* THE EXERCISE *
Carry none of the pictures over; set down the material below exactly.

* RAW DATA *
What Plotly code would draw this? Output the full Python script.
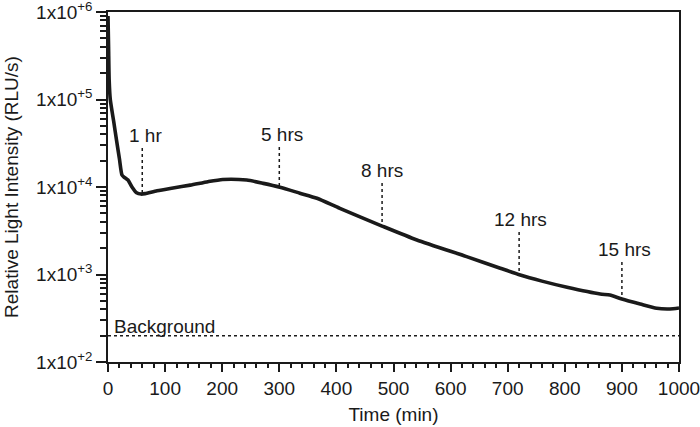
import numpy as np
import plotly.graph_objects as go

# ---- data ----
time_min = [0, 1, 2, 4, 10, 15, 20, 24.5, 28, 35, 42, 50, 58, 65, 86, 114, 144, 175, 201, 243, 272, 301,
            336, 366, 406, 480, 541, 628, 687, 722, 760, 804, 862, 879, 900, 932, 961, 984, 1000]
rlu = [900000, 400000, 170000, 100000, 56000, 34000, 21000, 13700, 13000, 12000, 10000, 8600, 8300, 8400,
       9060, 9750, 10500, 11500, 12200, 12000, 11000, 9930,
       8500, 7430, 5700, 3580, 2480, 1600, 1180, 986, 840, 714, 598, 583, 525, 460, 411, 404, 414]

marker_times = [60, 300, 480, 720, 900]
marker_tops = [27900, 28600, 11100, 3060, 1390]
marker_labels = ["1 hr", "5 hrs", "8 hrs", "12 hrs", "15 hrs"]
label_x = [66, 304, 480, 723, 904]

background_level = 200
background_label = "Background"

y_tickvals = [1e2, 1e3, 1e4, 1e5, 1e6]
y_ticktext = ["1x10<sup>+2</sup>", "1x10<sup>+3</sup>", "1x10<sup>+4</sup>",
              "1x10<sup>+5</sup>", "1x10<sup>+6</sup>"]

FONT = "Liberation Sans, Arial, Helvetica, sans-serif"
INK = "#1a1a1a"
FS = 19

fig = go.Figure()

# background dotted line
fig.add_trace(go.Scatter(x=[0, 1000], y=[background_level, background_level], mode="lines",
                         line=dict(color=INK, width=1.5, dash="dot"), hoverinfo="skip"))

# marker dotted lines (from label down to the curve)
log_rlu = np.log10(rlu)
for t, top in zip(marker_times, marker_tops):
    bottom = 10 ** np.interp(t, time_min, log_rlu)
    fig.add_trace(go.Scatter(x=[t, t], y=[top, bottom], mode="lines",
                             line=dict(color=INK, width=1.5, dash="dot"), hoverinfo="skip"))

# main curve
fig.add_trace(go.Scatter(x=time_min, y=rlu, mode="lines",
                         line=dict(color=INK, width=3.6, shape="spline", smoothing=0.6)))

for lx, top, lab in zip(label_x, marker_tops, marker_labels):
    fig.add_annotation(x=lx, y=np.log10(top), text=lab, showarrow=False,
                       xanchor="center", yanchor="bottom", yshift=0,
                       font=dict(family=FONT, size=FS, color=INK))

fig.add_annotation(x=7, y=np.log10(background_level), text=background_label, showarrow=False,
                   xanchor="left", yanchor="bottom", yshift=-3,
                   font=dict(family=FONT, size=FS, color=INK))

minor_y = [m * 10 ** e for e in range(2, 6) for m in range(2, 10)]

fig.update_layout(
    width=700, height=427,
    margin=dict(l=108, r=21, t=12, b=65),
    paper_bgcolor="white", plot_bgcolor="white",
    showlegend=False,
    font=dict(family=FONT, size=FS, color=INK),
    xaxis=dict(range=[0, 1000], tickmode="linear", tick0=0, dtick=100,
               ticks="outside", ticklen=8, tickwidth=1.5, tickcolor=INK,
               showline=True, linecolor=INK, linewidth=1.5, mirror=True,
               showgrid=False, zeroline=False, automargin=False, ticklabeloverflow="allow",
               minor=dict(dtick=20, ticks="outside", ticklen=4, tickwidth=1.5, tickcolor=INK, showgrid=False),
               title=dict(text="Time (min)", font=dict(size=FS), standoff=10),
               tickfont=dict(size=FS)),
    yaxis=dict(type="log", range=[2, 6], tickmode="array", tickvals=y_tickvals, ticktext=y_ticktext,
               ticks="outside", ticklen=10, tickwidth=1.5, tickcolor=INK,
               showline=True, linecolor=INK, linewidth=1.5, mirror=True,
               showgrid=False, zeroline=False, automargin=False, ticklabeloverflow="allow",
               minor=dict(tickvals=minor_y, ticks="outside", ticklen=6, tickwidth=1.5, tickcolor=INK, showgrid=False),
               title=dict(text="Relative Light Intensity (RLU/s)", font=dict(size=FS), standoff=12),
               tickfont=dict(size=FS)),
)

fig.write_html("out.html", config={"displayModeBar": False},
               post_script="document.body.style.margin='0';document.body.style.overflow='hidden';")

* RESULT *
What Plotly code would draw this? Output the full Python script.
import numpy as np
import plotly.graph_objects as go

# ---- data ----
time_min = [0, 1, 2, 4, 10, 15, 20, 24.5, 28, 35, 42, 50, 58, 65, 86, 114, 144, 175, 201, 243, 272, 301,
            336, 366, 406, 480, 541, 628, 687, 722, 760, 804, 862, 879, 900, 932, 961, 984, 1000]
rlu = [900000, 400000, 170000, 100000, 56000, 34000, 21000, 13700, 13000, 12000, 10000, 8600, 8300, 8400,
       9060, 9750, 10500, 11500, 12200, 12000, 11000, 9930,
       8500, 7430, 5700, 3580, 2480, 1600, 1180, 986, 840, 714, 598, 583, 525, 460, 411, 404, 414]

marker_times = [60, 300, 480, 720, 900]
marker_tops = [27900, 28600, 11100, 3060, 1390]
marker_labels = ["1 hr", "5 hrs", "8 hrs", "12 hrs", "15 hrs"]
label_x = [66, 304, 480, 723, 904]

background_level = 200
background_label = "Background"

y_tickvals = [1e2, 1e3, 1e4, 1e5, 1e6]
y_ticktext = ["1x10<sup>+2</sup>", "1x10<sup>+3</sup>", "1x10<sup>+4</sup>",
              "1x10<sup>+5</sup>", "1x10<sup>+6</sup>"]

FONT = "Liberation Sans, Arial, Helvetica, sans-serif"
INK = "#1a1a1a"
FS = 19

fig = go.Figure()

# background dotted line
fig.add_trace(go.Scatter(x=[0, 1000], y=[background_level, background_level], mode="lines",
                         line=dict(color=INK, width=1.5, dash="dot"), hoverinfo="skip"))

# marker dotted lines (from label down to the curve)
log_rlu = np.log10(rlu)
for t, top in zip(marker_times, marker_tops):
    bottom = 10 ** np.interp(t, time_min, log_rlu)
    fig.add_trace(go.Scatter(x=[t, t], y=[top, bottom], mode="lines",
                             line=dict(color=INK, width=1.5, dash="dot"), hoverinfo="skip"))

# main curve
fig.add_trace(go.Scatter(x=time_min, y=rlu, mode="lines",
                         line=dict(color=INK, width=3.6, shape="spline", smoothing=0.6)))

for lx, top, lab in zip(label_x, marker_tops, marker_labels):
    fig.add_annotation(x=lx, y=np.log10(top), text=lab, showarrow=False,
                       xanchor="center", yanchor="bottom", yshift=0,
                       font=dict(family=FONT, size=FS, color=INK))

fig.add_annotation(x=7, y=np.log10(background_level), text=background_label, showarrow=False,
                   xanchor="left", yanchor="bottom", yshift=-3,
                   font=dict(family=FONT, size=FS, color=INK))

minor_y = [m * 10 ** e for e in range(2, 6) for m in range(2, 10)]

fig.update_layout(
    width=700, height=427,
    margin=dict(l=108, r=21, t=12, b=65),
    paper_bgcolor="white", plot_bgcolor="white",
    showlegend=False,
    font=dict(family=FONT, size=FS, color=INK),
    xaxis=dict(range=[0, 1000], tickmode="linear", tick0=0, dtick=100,
               ticks="outside", ticklen=8, tickwidth=1.5, tickcolor=INK,
               showline=True, linecolor=INK, linewidth=1.5, mirror=True,
               showgrid=False, zeroline=False, automargin=False, ticklabeloverflow="allow",
               minor=dict(dtick=20, ticks="outside", ticklen=4, tickwidth=1.5, tickcolor=INK, showgrid=False),
               title=dict(text="Time (min)", font=dict(size=FS), standoff=10),
               tickfont=dict(size=FS)),
    yaxis=dict(type="log", range=[2, 6], tickmode="array", tickvals=y_tickvals, ticktext=y_ticktext,
               ticks="outside", ticklen=10, tickwidth=1.5, tickcolor=INK,
               showline=True, linecolor=INK, linewidth=1.5, mirror=True,
               showgrid=False, zeroline=False, automargin=False, ticklabeloverflow="allow",
               minor=dict(tickvals=minor_y, ticks="outside", ticklen=6, tickwidth=1.5, tickcolor=INK, showgrid=False),
               title=dict(text="Relative Light Intensity (RLU/s)", font=dict(size=FS), standoff=12),
               tickfont=dict(size=FS)),
)

fig.write_html("out.html", config={"displayModeBar": False},
               post_script="document.body.style.margin='0';document.body.style.overflow='hidden';")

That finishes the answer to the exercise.